When defense attorney Jeremy Eldridge scanned the newly released Baltimore police credibility list, he found a name he recognized: Shawn Suitor, his former client, murdered in 2017. "My eyes bugged out because as Shawn Suitor's lawyer I was surprised to see him on the list. Obviously, he was murdered in 2017 so I don't know why he was on a Do Not Call list in 2022," Eldridge said.
That jarring discovery sits at the center of a broader transparency battle over the Baltimore City State's Attorney's Office's internal "Do Not Call" list, a 2019 document identifying more than 300 police officers whose credibility issues could, prosecutors have long been warned, jeopardize criminal cases. The list had been common knowledge in legal circles for years without ever becoming public.
The nonprofit Baltimore Action Legal Team (BALT) sued State's Attorney Marilyn Mosby under the Maryland Public Information Act to force disclosure. The Court of Special Appeals ruled the SAO had to release the document, rejecting Mosby's argument that it constituted a personnel record. Before losing, her office had tried to discourage BALT's requests by claiming compliance would require 438 hours of clerical and attorney time and cost more than $18,000.
The conflict did not end with the ruling. When the SAO released a list on October 29, 2021, it contained only 91 names, two-thirds of them retired officers whose past misdeeds were largely already public. BALT stated the release "is not the list that was litigated over and is insufficient to satisfy the SAO's obligations," and pledged to press for the full roster.
The practical stakes are direct: some officers on the list continue to be called as witnesses despite the internal discouragement, a practice BALT argues compromises cases from first arrest through trial. "The entire system relies on a police officer's word," BALT said in a statement. "There is no room for officers with integrity issues on the stand or on the street."
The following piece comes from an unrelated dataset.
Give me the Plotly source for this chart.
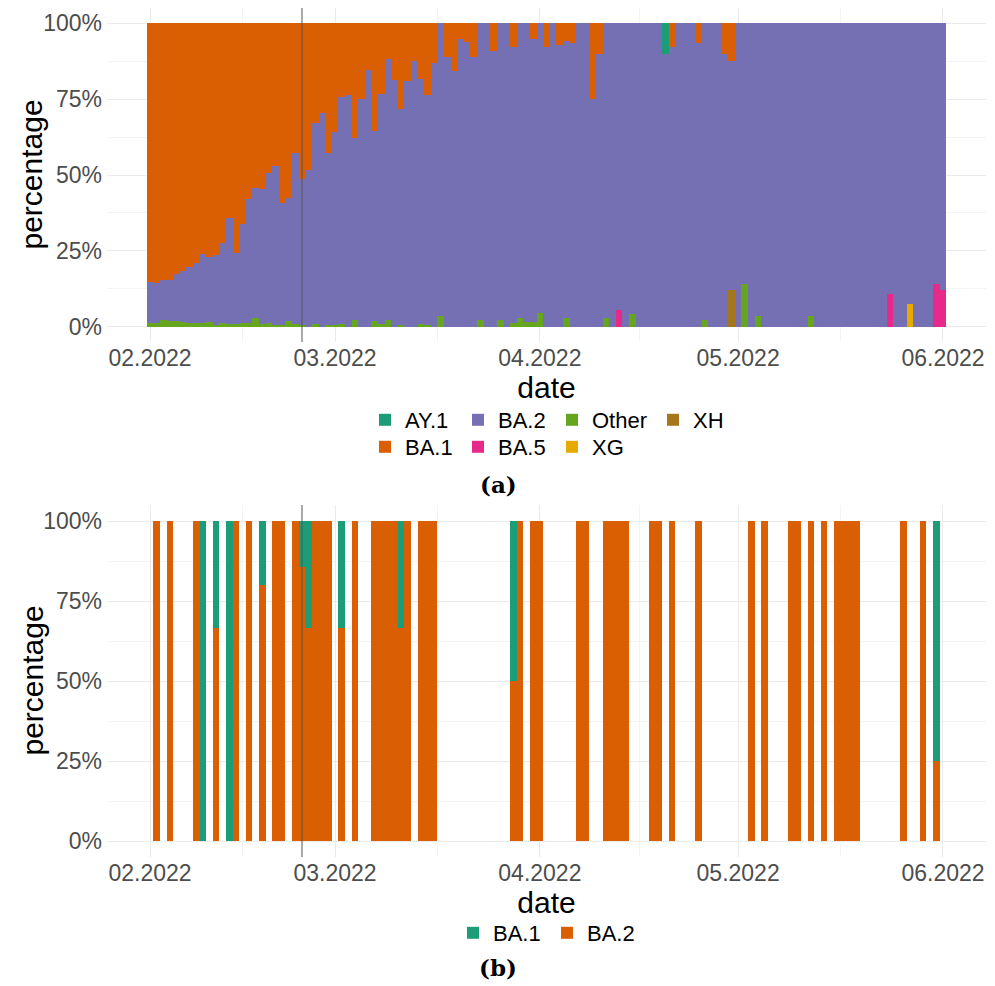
import plotly.graph_objects as go
import pandas as pd

# ---------------- data: panel (a) ----------------
dates_a = pd.date_range("2022-02-01", "2022-06-01", freq="D").strftime("%Y-%m-%d").tolist()

ba1_a = [
    .852, .855, .846, .846, .826, .815, .802, .791, .760, .769,   # Feb 1-10
    .764, .725, .640, .758, .662, .580, .542, .547, .492, .469,   # Feb 11-20
    .593, .577, .429, .514, .484, .330, .295, .429,               # Feb 21-28
    .357, .242, .238, .379, .249, .154, .355, .233, .119, .187,   # Mar 1-10
    .281, .190, .123, .184, .236, .132, 0, .112, .156, .053,      # Mar 11-20
    .062, .112, 0, 0, .090, 0, 0, .080, 0, 0, .052,               # Mar 21-31
    0, .077, 0, .071, .060, .066, 0, 0, .250, .100,               # Apr 1-10
    0, 0, 0, 0, 0, 0, 0, 0, 0, 0,                                 # Apr 11-20
    .077, 0, 0, 0, .066, 0, 0, 0, .100, .124,                     # Apr 21-30
    0, 0, 0, 0, 0, 0, 0, 0, 0, 0,                                 # May 1-10
    0, 0, 0, 0, 0, 0, 0, 0, 0, 0,                                 # May 11-20
    0, 0, 0, 0, 0, 0, 0, 0, 0, 0, 0,                              # May 21-31
    0,                                                            # Jun 1
]
ba2_a = [
    .136, .132, .132, .134, .154, .170, .187, .198, .229, .215,   # Feb 1-10
    .230, .262, .351, .233, .325, .407, .428, .444, .495, .525,   # Feb 11-20
    .401, .404, .563, .480, .516, .661, .705, .565,               # Feb 21-28
    .637, .749, .762, .599, .751, .846, .626, .758, .857, .813,   # Mar 1-10
    .713, .810, .877, .807, .758, .868, .964, .888, .844, .947,   # Mar 11-20
    .938, .888, .978, 1, .910, .976, 1, .906, .970, .984, .932,   # Mar 21-31
    .956, .923, 1, .929, .910, .934, 1, 1, .750, .900,            # Apr 1-10
    .970, 1, .945, 1, .958, 1, 1, 1, 1, .900,                     # Apr 11-20
    .923, 1, 1, 1, .934, .978, 1, 1, .900, .755,                  # Apr 21-30
    1, .860, 1, .964, 1, 1, 1, 1, 1, 1,                           # May 1-10
    1, .964, 1, 1, 1, 1, 1, 1, 1, 1,                              # May 11-20
    1, 1, 1, .892, 1, 1, .925, 1, 1, 1, .860,                     # May 21-31
    .879,                                                         # Jun 1
]
other_dates = [
    "2022-02-01", "2022-02-02", "2022-02-03", "2022-02-04", "2022-02-05", "2022-02-06",
    "2022-02-07", "2022-02-08", "2022-02-09", "2022-02-10", "2022-02-11", "2022-02-12",
    "2022-02-13", "2022-02-14", "2022-02-15", "2022-02-16", "2022-02-17", "2022-02-18",
    "2022-02-19", "2022-02-20", "2022-02-21", "2022-02-22", "2022-02-23", "2022-02-24",
    "2022-02-26", "2022-02-28", "2022-03-01", "2022-03-02", "2022-03-04", "2022-03-07",
    "2022-03-08", "2022-03-09", "2022-03-11", "2022-03-14", "2022-03-15", "2022-03-17",
    "2022-03-23", "2022-03-26", "2022-03-28", "2022-03-29", "2022-03-30", "2022-03-31",
    "2022-04-01", "2022-04-05", "2022-04-11", "2022-04-15", "2022-04-26", "2022-05-02",
    "2022-05-04", "2022-05-12",
]
other_vals = [
    .012, .013, .022, .020, .020, .015,
    .011, .011, .011, .016, .006, .013,
    .009, .009, .013, .013, .030, .009,
    .013, .006, .006, .019, .008, .006,
    .009, .006, .006, .009, .022, .019,
    .009, .024, .006, .009, .006, .036,
    .022, .024, .014, .030, .016, .016,
    .044, .030, .030, .042, .022, .140,
    .036, .036,
]
ay1_dates = ["2022-04-20"]
ay1_vals = [.100]
ba5_dates = ["2022-04-13", "2022-05-24", "2022-05-31", "2022-06-01"]
ba5_vals = [.055, .108, .140, .121]
xg_dates = ["2022-05-27"]
xg_vals = [.075]
xh_dates = ["2022-04-30"]
xh_vals = [.121]

assert len(ba1_a) == len(dates_a) == len(ba2_a)
assert len(other_dates) == len(other_vals)

# ---------------- data: panel (b) ----------------
dates_b = [
    "2022-02-02", "2022-02-04", "2022-02-08", "2022-02-09", "2022-02-11", "2022-02-13",
    "2022-02-14", "2022-02-16", "2022-02-18", "2022-02-20", "2022-02-21", "2022-02-23",
    "2022-02-24", "2022-02-25", "2022-02-26", "2022-02-27", "2022-02-28", "2022-03-02",
    "2022-03-04", "2022-03-07", "2022-03-08", "2022-03-09", "2022-03-10", "2022-03-11",
    "2022-03-12", "2022-03-14", "2022-03-15", "2022-03-16", "2022-03-28", "2022-03-29",
    "2022-03-31", "2022-04-01", "2022-04-07", "2022-04-08", "2022-04-11", "2022-04-12",
    "2022-04-13", "2022-04-14", "2022-04-18", "2022-04-19", "2022-04-21", "2022-04-25",
    "2022-05-03", "2022-05-05", "2022-05-09", "2022-05-10", "2022-05-12", "2022-05-14",
    "2022-05-16", "2022-05-17", "2022-05-18", "2022-05-19", "2022-05-26", "2022-05-29",
    "2022-05-31",
]
ba1_b = [
    0, 0, 0, 1, .333, 1,
    0, 0, .2, 0, 0, 0,
    .143, .333, 0, 0, 0, .333,
    0, 0, 0, 0, 0, .333,
    0, 0, 0, 0, .5, 0,
    0, 0, 0, 0, 0, 0,
    0, 0, 0, 0, 0, 0,
    0, 0, 0, 0, 0, 0,
    0, 0, 0, 0, 0, 0,
    .75,
]
ba2_b = [
    1, 1, 1, 0, .667, 0,
    1, 1, .8, 1, 1, 1,
    .857, .667, 1, 1, 1, .667,
    1, 1, 1, 1, 1, .667,
    1, 1, 1, 1, .5, 1,
    1, 1, 1, 1, 1, 1,
    1, 1, 1, 1, 1, 1,
    1, 1, 1, 1, 1, 1,
    1, 1, 1, 1, 1, 1,
    .25,
]
assert len(dates_b) == len(ba1_b) == len(ba2_b)

month_ticks = ["2022-02-01", "2022-03-01", "2022-04-01", "2022-05-01", "2022-06-01"]
minor_ticks = ["2022-02-15", "2022-03-16 12:00", "2022-04-16", "2022-05-16 12:00"]
pct_ticks = [0, .25, .5, .75, 1]
pct_labels = ["0%", "25%", "50%", "75%", "100%"]
event_date = "2022-02-24"

# Dark2 palette
C = {"AY.1": "#1B9E77", "BA.1": "#D95F02", "BA.2": "#7570B3", "BA.5": "#E7298A",
     "Other": "#66A61E", "XG": "#E6AB02", "XH": "#A6761D"}
CB = {"BA.1": "#1B9E77", "BA.2": "#D95F02"}

DAY = 86400000
# page has an 8px body margin; figure coordinates = page coordinates - 8
OFF = 8
W, H = 987, 978
ML, MT = 107 - OFF, 8 - OFF
MR = W - (986 - OFF)
MB = H - (857 - OFF)
PW, PH = W - ML - MR, H - MT - MB


def px(xp):  # page x -> paper x
    return (xp - OFF - ML) / PW


def py(yp):  # page y -> paper y
    return (H - MB - (yp - OFF)) / PH


FONT = "Liberation Sans, Arial, sans-serif"
fig = go.Figure()

# panel (a) traces, bottom-to-top stacking order; one legend slot each
top_series = [
    ("XH", xh_dates, xh_vals, "legend5"),
    ("XG", xg_dates, xg_vals, "legend8"),
    ("Other", other_dates, other_vals, "legend4"),
    ("BA.5", ba5_dates, ba5_vals, "legend7"),
    ("BA.2", dates_a, ba2_a, "legend3"),
    ("BA.1", dates_a, ba1_a, "legend6"),
    ("AY.1", ay1_dates, ay1_vals, "legend2"),
]
for name, xs, ys, lg in top_series:
    fig.add_trace(go.Bar(x=xs, y=ys, name=name, width=DAY, marker=dict(color=C[name], line=dict(width=0)),
                         xaxis="x", yaxis="y", legend=lg, showlegend=True))

for name, ys, lg in [("BA.2", ba2_b, "legend10"), ("BA.1", ba1_b, "legend9")]:
    fig.add_trace(go.Bar(x=dates_b, y=ys, name=name, width=DAY, marker=dict(color=CB[name], line=dict(width=0)),
                         xaxis="x2", yaxis="y2", legend=lg, showlegend=True))

xrange = ["2022-01-25 11:50", "2022-06-07 12:15"]
GRID = "#EBEBEB"
MINOR = "#F4F4F4"
tickfont = dict(family=FONT, size=23, color="#4D4D4D")
titlefont = dict(family=FONT, size=30, color="black")

xcommon = dict(type="date", range=xrange, tickvals=month_ticks, tickformat="%m.%Y",
               showgrid=True, gridcolor=GRID, gridwidth=1, zeroline=False, showline=False,
               ticks="", tickfont=tickfont, automargin=False,
               minor=dict(tickvals=minor_ticks, showgrid=True, gridcolor=MINOR, gridwidth=1),
               title=dict(text="date", font=titlefont, standoff=3))
ycommon = dict(range=[-0.05, 1.05], tickvals=pct_ticks, ticktext=pct_labels,
               showgrid=True, gridcolor=GRID, gridwidth=1, zeroline=False, showline=False,
               ticks="", tickfont=tickfont, automargin=False, ticklabelstandoff=4,
               minor=dict(tickvals=[.125, .375, .625, .875], showgrid=True, gridcolor=MINOR, gridwidth=1))

fig.update_layout(
    xaxis=dict(xcommon, domain=[0, 1], anchor="y"),
    yaxis=dict(ycommon, domain=[py(342), 1], anchor="x"),
    xaxis2=dict(xcommon, domain=[0, 1], anchor="y2"),
    yaxis2=dict(ycommon, domain=[0, py(505)], anchor="x2"),
    barmode="stack", bargap=0,
    width=W, height=H,
    margin=dict(l=ML, r=MR, t=MT, b=MB, pad=0),
    paper_bgcolor="white", plot_bgcolor="white",
    font=dict(family=FONT),
    showlegend=True,
)

# y-axis titles
for yc in (175, 681):
    fig.add_annotation(text="percentage", x=px(31.5), y=py(yc), xref="paper", yref="paper",
                       showarrow=False, textangle=-90, font=titlefont,
                       xanchor="center", yanchor="middle")

# vertical event line in both panels
for xr, yr in [("x", "y domain"), ("x2", "y2 domain")]:
    fig.add_shape(type="line", xref=xr, yref=yr, x0=event_date, x1=event_date, y0=0, y1=1,
                  line=dict(color="#555555", width=1), layer="above")

# legends: one per entry, laid out like the ggplot legend (page px of text start, centre y)
legfont = dict(family=FONT, size=22, color="black")
leg_pos = {
    "legend2": (405, 420), "legend3": (498, 420), "legend4": (592, 420), "legend5": (693, 420),
    "legend6": (405, 447), "legend7": (498, 447), "legend8": (592, 447),
    "legend9": (493, 933), "legend10": (587, 933),
}
for lg, (tx, ty) in leg_pos.items():
    fig.update_layout({lg: dict(x=px(tx - 40), y=py(ty), xanchor="left", yanchor="middle",
                                orientation="h", font=legfont, bgcolor="rgba(0,0,0,0)",
                                borderwidth=0, itemwidth=30, itemclick=False,
                                itemdoubleclick=False)})

serif = dict(family="DejaVu Serif, Liberation Serif, serif", size=23, color="black")
fig.add_annotation(text="<b>(a)</b>", x=px(498), y=py(484), xref="paper", yref="paper",
                   showarrow=False, font=serif, xanchor="center", yanchor="middle")
fig.add_annotation(text="<b>(b)</b>", x=px(498), y=py(967), xref="paper", yref="paper",
                   showarrow=False, font=serif, xanchor="center", yanchor="middle")

fig.write_html("out.html")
Mosby, who first referenced a list of 305 officers with "integrity issues" during a 2019 public forum tied to the Gun Trace Task Force scandal, later disputed the label entirely, saying the document was not a "credibility list" nor a "do not call" list. As long as the full roster stays hidden, that contradiction remains unresolved inside every Baltimore courtroom where a listed officer takes the stand.